Contrast that with a single spin on a high‑volatile slot like Mega Moolah, where the jackpot probability sits at 1 in 100,000. Even if you wager $2 per spin, you’d need 50,000 spins to statistically match the $120 risk, which translates to a month of sleepless nights if you spin every minute.

And the withdrawal process? Jumbobet caps cash‑out requests at $2,000 per 24‑hour window, a limit that forces you to stagger withdrawals over three days if you’ve hit a lucky streak. The delay is an automatic friction designed to make you think twice before celebrating.
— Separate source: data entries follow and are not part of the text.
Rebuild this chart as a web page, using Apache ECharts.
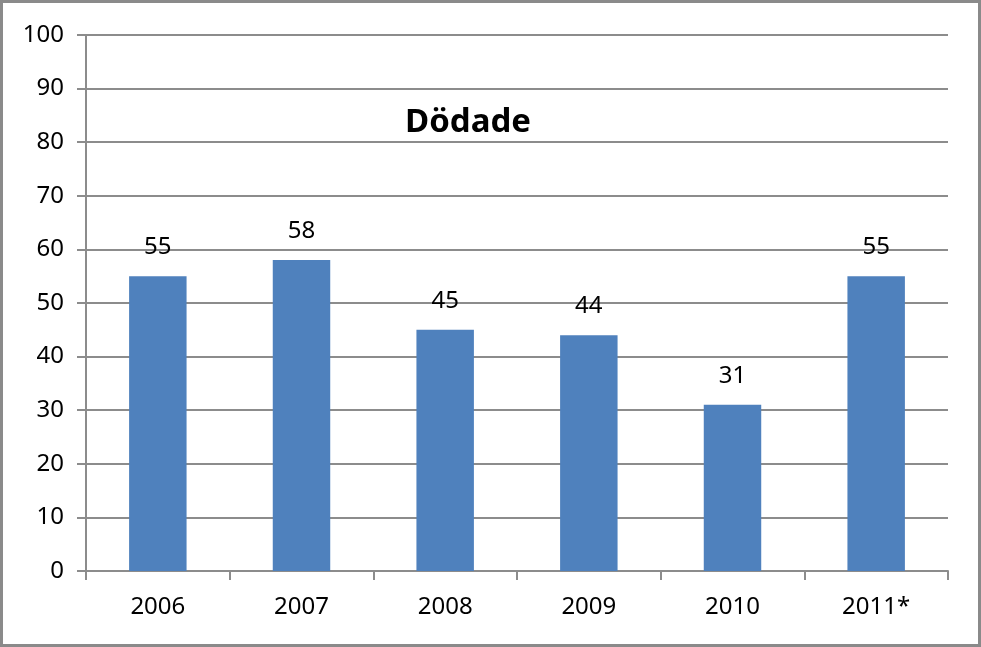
<!DOCTYPE html>
<html><head><meta charset="utf-8">
<script src="https://cdn.jsdelivr.net/npm/echarts@6/dist/echarts.min.js"></script>
<style>html,body{margin:0;padding:0;background:#fff}#c{width:981px;height:647px;box-sizing:border-box;border:3px solid #8a8a8a}</style>
</head><body><div id="c"></div>
<script>
const categories = ['2006','2007','2008','2009','2010','2011*'];
const values = [55, 58, 45, 44, 31, 55];
const yTicks = [0,10,20,30,40,50,60,70,80,90,100];
const titleText = 'Dödade';

const chart = echarts.init(document.getElementById('c'));
const font = "'Noto Sans', 'Open Sans', sans-serif";
chart.setOption({
  animation: false,
  title: { text: titleText, left: 460, top: 98, textAlign: 'center',
    textStyle: { fontFamily: font, fontSize: 33, fontWeight: 'bold', color: '#000' } },
  grid: { left: 83, right: 30, top: 32, bottom: 73, containLabel: false },
  xAxis: { type: 'category', data: categories,
    axisLine: { lineStyle: { color: '#8c8c8c', width: 2 } },
    axisTick: { show: true, length: 9, lineStyle: { color: '#8c8c8c', width: 2 } },
    axisLabel: { fontFamily: font, fontSize: 24, color: '#000', margin: 24 } },
  yAxis: { type: 'value', min: yTicks[0], max: yTicks[yTicks.length-1], interval: 10,
    axisLine: { show: true, lineStyle: { color: '#8c8c8c', width: 2 } },
    axisTick: { show: true, length: 9, lineStyle: { color: '#8c8c8c', width: 2 } },
    splitLine: { lineStyle: { color: '#8c8c8c', width: 2 } },
    axisLabel: { fontFamily: font, fontSize: 24, color: '#000', margin: 22 } },
  series: [{ type: 'bar', data: values, barCategoryGap: '60%',
    itemStyle: { color: '#4f81bd' },
    label: { show: true, position: 'top', distance: 17, fontFamily: font, fontSize: 24, color: '#000' } }]
});
</script></body></html>
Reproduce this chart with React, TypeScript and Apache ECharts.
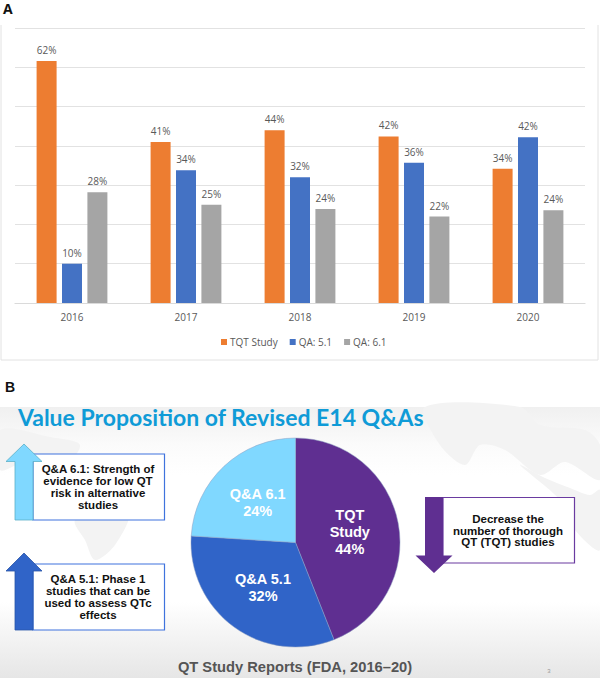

What the Fine Print Really Says

Every “free” bonus comes with a 30x wagering requirement on a maximum of $25 per bet. That caps your risk at $750 in total bonus money, which is essentially a marketing gimmick to keep you in the house while they collect the 2.7% edge on each wager.

Betting on crash isn’t a gamble; it’s a deterministic math problem disguised as adrenaline. The only variable you can control is the bet size, and even that is a blunt instrument against a curve that favours the house long term.

One thing that still irks me is the tiny font size used for the “terms and conditions” toggle—so minuscule you need a magnifying glass to read the clause that disallows cash‑out if you win more than $5,000 in a week. That’s the kind of UI oversight that makes seasoned players grind their teeth.